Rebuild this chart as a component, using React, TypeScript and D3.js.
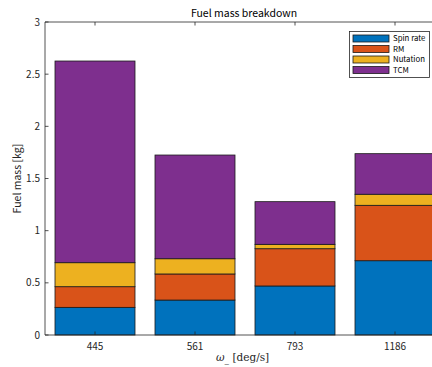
import * as d3 from "d3";

const categories = ["445", "561", "793", "1186"];
const seriesNames = ["Spin rate", "RM", "Nutation", "TCM"];
const spinRate = [0.265, 0.335, 0.47, 0.712];
const rm = [0.198, 0.25, 0.357, 0.531];
const nutation = [0.23, 0.146, 0.042, 0.106];
const tcm = [1.933, 0.994, 0.409, 0.389];
const yTicks = [0, 0.5, 1, 1.5, 2, 2.5, 3];
const colors = ["#0072BD", "#D95319", "#EDB120", "#7E2F8E"];

const W = 432;
const H = 367;
const left = 45;
const right = 445;
const top = 22;
const bottom = 335;
const font = "'Noto Sans CJK JP', 'DejaVu Sans', sans-serif";
const axisColor = "#262626";

export default function App() {
  const rows = categories.map((c, i) => ({
    cat: c,
    "Spin rate": spinRate[i],
    RM: rm[i],
    Nutation: nutation[i],
    TCM: tcm[i],
  }));

  const x = d3
    .scaleBand()
    .domain(categories)
    .range([left, right])
    .paddingInner(0.2)
    .paddingOuter(0.1);

  const y = d3.scaleLinear().domain([0, 3]).range([bottom, top]);

  const stacked = d3.stack().keys(seriesNames)(rows as any);

  return (
    <svg
      width={W}
      height={H}
      style={{ position: "absolute", left: 0, top: 0, background: "#fff" }}
      fontFamily={font}
    >
      {/* bars */}
      {stacked.map((layer, li) => (
        <g key={seriesNames[li]}>
          {layer.map((d, i) => (
            <rect
              key={i}
              x={x(categories[i])}
              y={y(d[1])}
              width={x.bandwidth()}
              height={y(d[0]) - y(d[1])}
              fill={colors[li]}
              stroke="#1a1a1a"
              strokeWidth={0.8}
            />
          ))}
        </g>
      ))}

      {/* axes box */}
      <line x1={left} x2={right} y1={bottom} y2={bottom} stroke={axisColor} strokeWidth={0.8} />
      <line x1={left} x2={right} y1={top} y2={top} stroke={axisColor} strokeWidth={0.8} />
      <line x1={left} x2={left} y1={top} y2={bottom} stroke={axisColor} strokeWidth={0.8} />

      {/* y ticks */}
      {yTicks.map((t) => (
        <g key={t}>
          <line x1={left} x2={left + 3.5} y1={y(t)} y2={y(t)} stroke={axisColor} strokeWidth={0.8} />
          <text x={left - 5} y={y(t)} dy="0.35em" textAnchor="end" fontSize={10} fill={axisColor}>
            {t}
          </text>
        </g>
      ))}

      {/* x ticks */}
      {categories.map((c) => {
        const cx = (x(c) as number) + x.bandwidth() / 2;
        return (
          <g key={c}>
            <line x1={cx} x2={cx} y1={bottom} y2={bottom - 3.5} stroke={axisColor} strokeWidth={0.8} />
            <line x1={cx} x2={cx} y1={top} y2={top + 3.5} stroke={axisColor} strokeWidth={0.8} />
            <text x={cx} y={bottom + 15} textAnchor="middle" fontSize={10} fill={axisColor}>
              {c}
            </text>
          </g>
        );
      })}

      {/* title */}
      <text x={244} y={17} textAnchor="middle" fontSize={10.5} fill="#000">
        Fuel mass breakdown
      </text>

      {/* axis labels */}
      <text
        transform={`translate(21,${(top + bottom) / 2}) rotate(-90)`}
        textAnchor="middle"
        fontSize={10.5}
        fill={axisColor}
      >
        Fuel mass [kg]
      </text>
      <text x={216} y={361} fontSize={10.5} fill={axisColor}>
        <tspan fontStyle="italic" fontFamily="'DejaVu Serif', serif">ω</tspan>
        <tspan dy={3} fontSize={8}>_</tspan>
        <tspan dy={-3} fontFamily="'DejaVu Serif', serif"> [deg/s]</tspan>
      </text>

      {/* legend */}
      <rect x={349.5} y={31.5} width={80} height={46} fill="#fff" stroke="#262626" strokeWidth={0.8} />
      {seriesNames.map((s, i) => (
        <g key={s}>
          <rect
            x={353}
            y={35 + i * 10.5}
            width={36}
            height={7}
            fill={colors[i]}
            stroke="#1a1a1a"
            strokeWidth={0.8}
          />
          <text x={393} y={38.5 + i * 10.5} dy="0.35em" fontSize={7.8} fill="#000">
            {s}
          </text>
        </g>
      ))}
    </svg>
  );
}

##########

* Problem requirements *
Omitting all pictures, restate exactly the lines of the material from its start through the line that contains "const y = d3.scaleLinear().domain([0, 3]).range([bottom, top]);".

* In response *
Rebuild this chart as a component, using React, TypeScript and D3.js.
import * as d3 from "d3";

const categories = ["445", "561", "793", "1186"];
const seriesNames = ["Spin rate", "RM", "Nutation", "TCM"];
const spinRate = [0.265, 0.335, 0.47, 0.712];
const rm = [0.198, 0.25, 0.357, 0.531];
const nutation = [0.23, 0.146, 0.042, 0.106];
const tcm = [1.933, 0.994, 0.409, 0.389];
const yTicks = [0, 0.5, 1, 1.5, 2, 2.5, 3];
const colors = ["#0072BD", "#D95319", "#EDB120", "#7E2F8E"];

const W = 432;
const H = 367;
const left = 45;
const right = 445;
const top = 22;
const bottom = 335;
const font = "'Noto Sans CJK JP', 'DejaVu Sans', sans-serif";
const axisColor = "#262626";

export default function App() {
  const rows = categories.map((c, i) => ({
    cat: c,
    "Spin rate": spinRate[i],
    RM: rm[i],
    Nutation: nutation[i],
    TCM: tcm[i],
  }));

  const x = d3
    .scaleBand()
    .domain(categories)
    .range([left, right])
    .paddingInner(0.2)
    .paddingOuter(0.1);

  const y = d3.scaleLinear().domain([0, 3]).range([bottom, top]);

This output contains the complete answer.